When Sarah witnesses the suicide of a woman who looks identical to her, she isn’t troubled by any of the existential questions. She simply sets about doing things to cause trouble for her doppelganger. Like emptying her bank account. Naturally, that brings its own set of complications, and before long she’s winging it as a detective, hiding bodies and uncovering a conspiracy of human cloning. Tatiana Maslany is amazing in these roles. This is a weird science fiction show, but the writing is skillful, and it plays out in a logical, coherent manner.
Looper is an amazing, mind-bending, futuristic, time-traveling action thriller that gives us Joseph Gordon-Levitt as an assassin. Gordon-Levitt’s job consists of putting a bullet in the head of people teleported to his time by a future mob organization. But when Gordon-Levitt appears before his future self (played by Bruce Willis), things get kind of complicated. The plot is strongly complemented by a ton of action and strong performances from all.
In the seven years that Prairie Johnson has been missing she’s regained her sight and apparently changed her name to ‘The OA’ – and that’s really just the start of the weirdness in this Netflix Original. Comparisons to Stranger Things are easily made: most of the protagonists are students, albeit teenagers here, and there’s a hearty helping of fantasy mixed in with the sci-fi.
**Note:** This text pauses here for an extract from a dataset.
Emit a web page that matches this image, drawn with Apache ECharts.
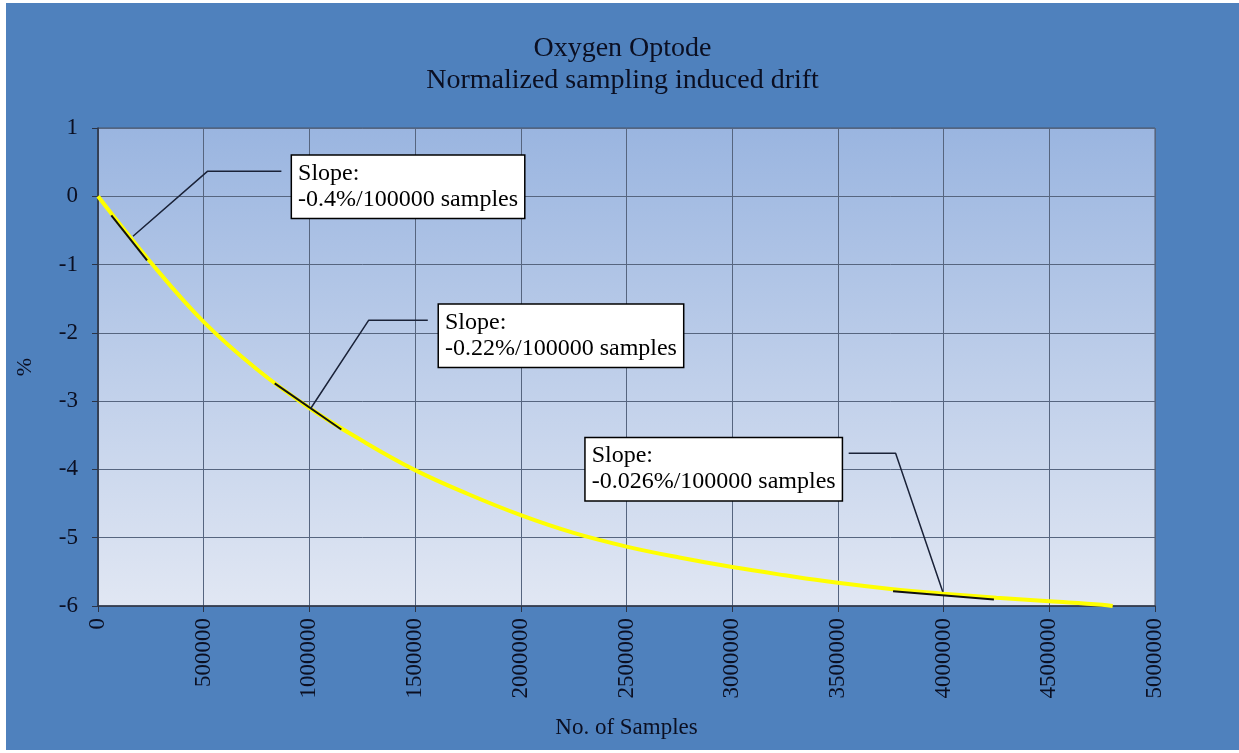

Those comparisons aren’t particularly favorable towards The OA, either, which is lacking the coherence and charm of the D&D-inspired sleeper hit.
But just because The OA isn’t as good as Stranger Things doesn’t mean it’s not worth a watch. After all, what is as good as Stranger Things? You will, though, have to be prepared to go with some very out-there ideas and some very unexpected shifts in tone. The OA definitely won’t work for everyone, but it really is worth giving at least the first of the eight episodes a try before you make the decision that you don’t like it.
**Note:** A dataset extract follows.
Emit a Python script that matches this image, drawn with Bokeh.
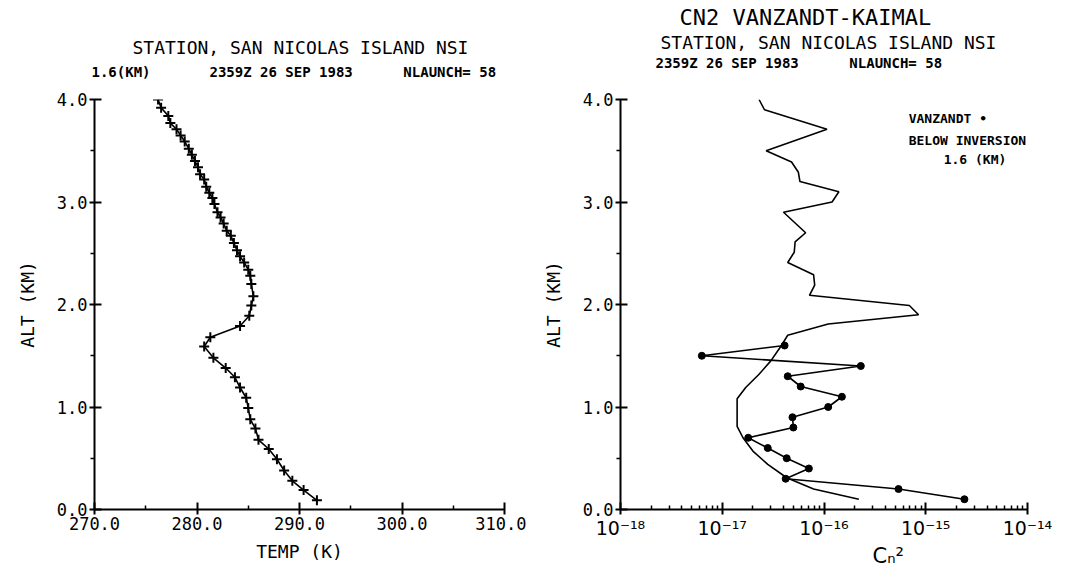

Two words: Matt Damon. Need I say more? I kid, this blockbuster adaptation of Andy Weir’s novel is about an astronaut who accidentally finds himself stranded on Mars. Damon’s character could have been easily bogged down by all the math and technical information he needs, but he isn’t. He figures out how to survive long enough to get rescued. The whole movie is supposed to be grounded in actual science, and for the most part, they get it right. I find it interesting when movies kind of cross over into real life territory. Especially science fiction movies, and the aspects of science or technology.
Star Trek Discovery
Remember when I said that I wasn’t always into science fiction? Well, it was Star Trek that converted me, officially. If you haven’t seen Star Trek Discovery just yet, you need to start watching it ASAP. What’s interesting about this show is that it drops you straight into a war. And not just any war, but an all-out war. This show is set a decade before the original team of Kirk, Spock and the like. Sonequa Martin-Green is amazing, and certainly the most charismatic actor since Patrick Stewart. While there are many nods to the past, the refreshed format gives the show the ability to develop without the pressures of time.
Altered Carbon (Season 1)
Ok, so this isn’t a movie, but Altered Carbon is a gory, cyber-noir that takes us 300 years into the future – where Earth has become an overpopulated, dirty, decadent mess. Death, however, is a rarity. That’s because everybody can have their consciousness digitally backed up in a “stack”, a disc-shaped computer stored where the skull meets the spine. Get run over by a car? No probs: the paramedics can pop out your stack and – provided it hasn’t been smashed – put it in safe storage until a new body is available. While this isn’t my idea of a great way to spend my weekend, I definitely find these kinds of shows intriguing. I wish that I was less squeamish and could get into these kinds of shows.